It isn't the novel's fault; it's because I have what is known on alt.recovery.clutter as a "Frog" to deal with. This particular frog is a friend's novel I'm supposed to be critiquing and it's completely blocking my own writing. It isn't stopping me doing other things, like laundry or reading or even reading Usenet or setting up this new LiveJournal account. But it is stopping me writing. That's because in order to get the frog out of the way, I've had to allocate time that could normally be spent writing to the critiquing. But the critiquing was stuck because there were things wrong with the novel and I didn't just want to send a list of stuff I didn't like without any thoughts at all on how it could be made better. Finally, this week I had a couple of insights into what was missing from the novel, so I now feel enthusiastic to deal with it this weekend.
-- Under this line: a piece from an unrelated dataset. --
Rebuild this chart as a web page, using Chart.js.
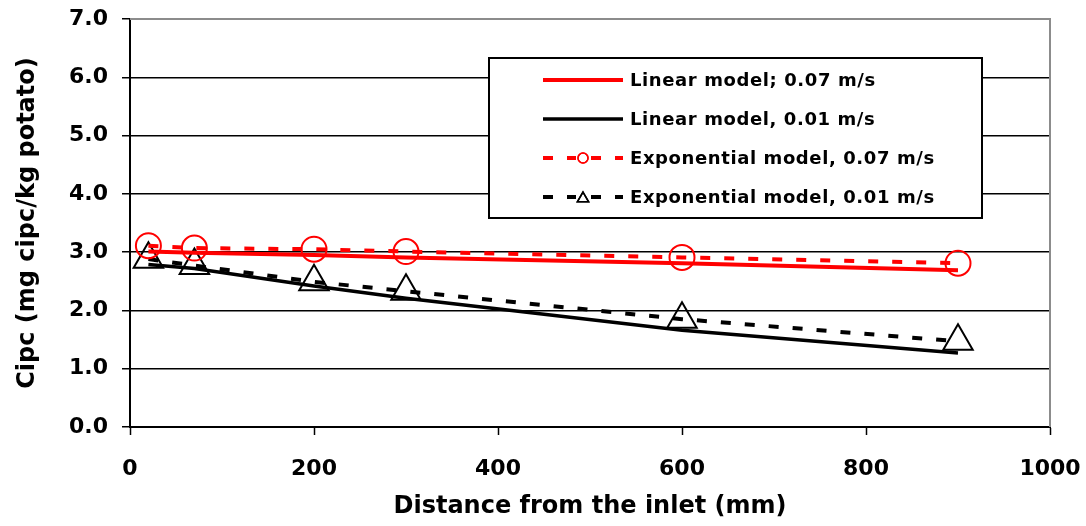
<!DOCTYPE html>
<html lang="en">
<head>
  <meta charset="UTF-8" />
  <title>Cipc vs distance from the inlet</title>
  <script src="https://cdn.jsdelivr.net/npm/chart.js"></script>
  <style>
    html, body { margin: 0; padding: 0; background: #fff; }
    #wrap { width: 1086px; height: 526px; position: relative; }
  </style>
</head>
<body>
<div id="wrap"><canvas id="chart" width="1086" height="526"></canvas></div>

<script>
  // distances (mm) where the models were evaluated
  const distances = [20, 70, 200, 300, 600, 900];

  // Cipc concentration, mg cipc / kg potato
  const linear007 = [3.01, 2.99, 2.95, 2.91, 2.81, 2.69];
  const linear001 = [2.79, 2.72, 2.42, 2.21, 1.66, 1.27];
  const expo007   = [3.11, 3.07, 3.05, 3.01, 2.91, 2.81];
  const expo001   = [2.88, 2.77, 2.49, 2.33, 1.85, 1.47];

  const seriesLabels = [
    'Linear model; 0.07 m/s',
    'Linear model, 0.01 m/s',
    'Exponential model, 0.07 m/s',
    'Exponential model, 0.01 m/s'
  ];

  const xTicks = [0, 200, 400, 600, 800, 1000];
  const yTicks = [0, 1, 2, 3, 4, 5, 6, 7];

  const pts = arr => arr.map((v, i) => ({ x: distances[i], y: v }));

  Chart.defaults.font.family = "'DejaVu Sans', 'Liberation Sans', Arial, sans-serif";
  Chart.defaults.font.weight = 'bold';
  Chart.defaults.color = '#000';

  const DASH = [10, 14];

  // stop chart.js from adding extra room for the outer tick labels
  function noPad(s) {
    s.paddingTop = 0;
    s.paddingBottom = 0;
    s.paddingLeft = 0;
    s.paddingRight = 0;
  }

  // grey frame on top/right + boxed legend inside the plot
  const frameAndLegend = {
    id: 'frameAndLegend',
    afterDatasetsDraw(chart) {
      const { ctx, chartArea: a } = chart;
      ctx.save();
      ctx.strokeStyle = '#8c8c8c';
      ctx.lineWidth = 2;
      ctx.beginPath();
      ctx.moveTo(a.left, a.top);
      ctx.lineTo(a.right, a.top);
      ctx.lineTo(a.right, a.bottom);
      ctx.stroke();
      ctx.restore();
    },
    afterDraw(chart, args, opts) {
      const { ctx } = chart;
      const b = opts.box;
      ctx.save();
      ctx.fillStyle = '#fff';
      ctx.fillRect(b.x, b.y, b.w, b.h);
      ctx.strokeStyle = '#000';
      ctx.lineWidth = 2;
      ctx.strokeRect(b.x, b.y, b.w, b.h);

      ctx.font = 'bold 18px ' + Chart.defaults.font.family;
      ctx.textBaseline = 'middle';
      ctx.textAlign = 'left';

      chart.data.datasets.forEach((ds, i) => {
        const y = b.y + opts.firstRow + i * opts.rowGap;
        const x0 = b.x + opts.sampleLeft;
        const x1 = x0 + opts.sampleWidth;
        ctx.strokeStyle = ds.borderColor;
        ctx.lineWidth = ds.borderWidth;
        ctx.setLineDash(ds.borderDash || []);
        ctx.beginPath();
        ctx.moveTo(x0, y);
        ctx.lineTo(x1, y);
        ctx.stroke();
        ctx.setLineDash([]);
        if (ds.pointRadius > 0) {
          const mx = (x0 + x1) / 2;
          ctx.fillStyle = '#fff';
          ctx.fillRect(mx - 7, y - 7, 14, 14);
          ctx.strokeStyle = ds.pointBorderColor;
          ctx.lineWidth = 1.5;
          Chart.helpers.drawPoint(ctx, { pointStyle: ds.pointStyle, radius: ds.pointStyle === 'triangle' ? 6.5 : 5, borderWidth: 1.5 }, mx, ds.pointStyle === 'triangle' ? y + 1.5 : y);
          ctx.stroke();
        }
        ctx.fillStyle = '#000';
        if ('letterSpacing' in ctx) ctx.letterSpacing = '0.6px';
        ctx.fillText(ds.label, b.x + opts.textLeft, y + 1);
        if ('letterSpacing' in ctx) ctx.letterSpacing = '0px';
      });
      ctx.restore();
    }
  };

  new Chart(document.getElementById('chart'), {
    type: 'scatter',
    data: {
      datasets: [
        {
          label: seriesLabels[0],
          data: pts(linear007),
          showLine: true,
          borderColor: '#ff0000',
          borderWidth: 4,
          pointRadius: 0,
          order: 2
        },
        {
          label: seriesLabels[1],
          data: pts(linear001),
          showLine: true,
          borderColor: '#000000',
          borderWidth: 3.5,
          pointRadius: 0,
          order: 4
        },
        {
          label: seriesLabels[2],
          data: pts(expo007),
          showLine: true,
          borderColor: '#ff0000',
          borderWidth: 4,
          borderDash: DASH,
          pointStyle: 'circle',
          pointRadius: 12.5,
          pointBorderWidth: 2,
          pointBorderColor: '#ff0000',
          pointBackgroundColor: 'rgba(0,0,0,0)',
          order: 1
        },
        {
          label: seriesLabels[3],
          data: pts(expo001),
          showLine: true,
          borderColor: '#000000',
          borderWidth: 4,
          borderDash: DASH,
          pointStyle: 'triangle',
          pointRadius: 17,
          pointBorderWidth: 2,
          pointBorderColor: '#000000',
          pointBackgroundColor: 'rgba(0,0,0,0)',
          order: 3
        }
      ]
    },
    options: {
      responsive: false,
      animation: false,
      layout: { padding: { left: 0, top: 19, right: 36, bottom: 0 } },
      plugins: {
        legend: { display: false },
        tooltip: { enabled: false },
        frameAndLegend: {
          box: { x: 489, y: 58, w: 493, h: 160 },
          firstRow: 22,
          rowGap: 39,
          sampleLeft: 54,
          sampleWidth: 80,
          textLeft: 141
        }
      },
      scales: {
        x: {
          type: 'linear',
          min: 0,
          max: 1000,
          afterBuildTicks: s => { s.ticks = xTicks.map(v => ({ value: v })); },
          afterFit: s => { s.height = 99; noPad(s); },
          ticks: { font: { size: 22, weight: 'bold' }, padding: 21, maxRotation: 0, callback: v => String(v) },
          grid: { drawOnChartArea: false, drawTicks: true, tickLength: 8, tickColor: '#000', tickWidth: 1.5 },
          border: { color: '#000', width: 2 },
          title: {
            display: true,
            text: 'Distance from the inlet (mm)',
            font: { size: 24, weight: 'bold' },
            padding: { top: 0, bottom: 5 }
          }
        },
        y: {
          type: 'linear',
          min: 0,
          max: 7,
          afterBuildTicks: s => { s.ticks = yTicks.map(v => ({ value: v })); },
          afterFit: s => { s.width = 130; noPad(s); },
          ticks: { font: { size: 22, weight: 'bold' }, padding: 14, callback: v => Number(v).toFixed(1) },
          grid: {
            color: c => (c.tick && c.tick.value === 7 ? '#8c8c8c' : '#000'),
            lineWidth: 1.5,
            drawTicks: true,
            tickLength: 8,
            tickColor: '#000',
            tickWidth: 1.5
          },
          border: { color: '#000', width: 2 },
          title: {
            display: true,
            text: 'Cipc (mg cipc/kg potato)',
            font: { size: 24, weight: 'bold' },
            padding: { top: 13, bottom: 0 }
          }
        }
      }
    },
    plugins: [frameAndLegend]
  });
</script>
</body>
</html>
And that will free up my time for writing. Once I've finished marking the Open University assignments that is.
So it seems I have categories of task. A stuck task in one category will affect others in the same category, but won't interfere with others in different categories. And when I have a stuck task getting in the way of other things I want to do, I feel edgy. I really feel I'm boxed in because I can't do this until I've finished that, which sets up frustration.
I may need to think about this further. If I can make my mind process on dealing with tasks conscious, I might be able to do something to improve it. Perhaps I need to re-order my task categories to help prevent clashes?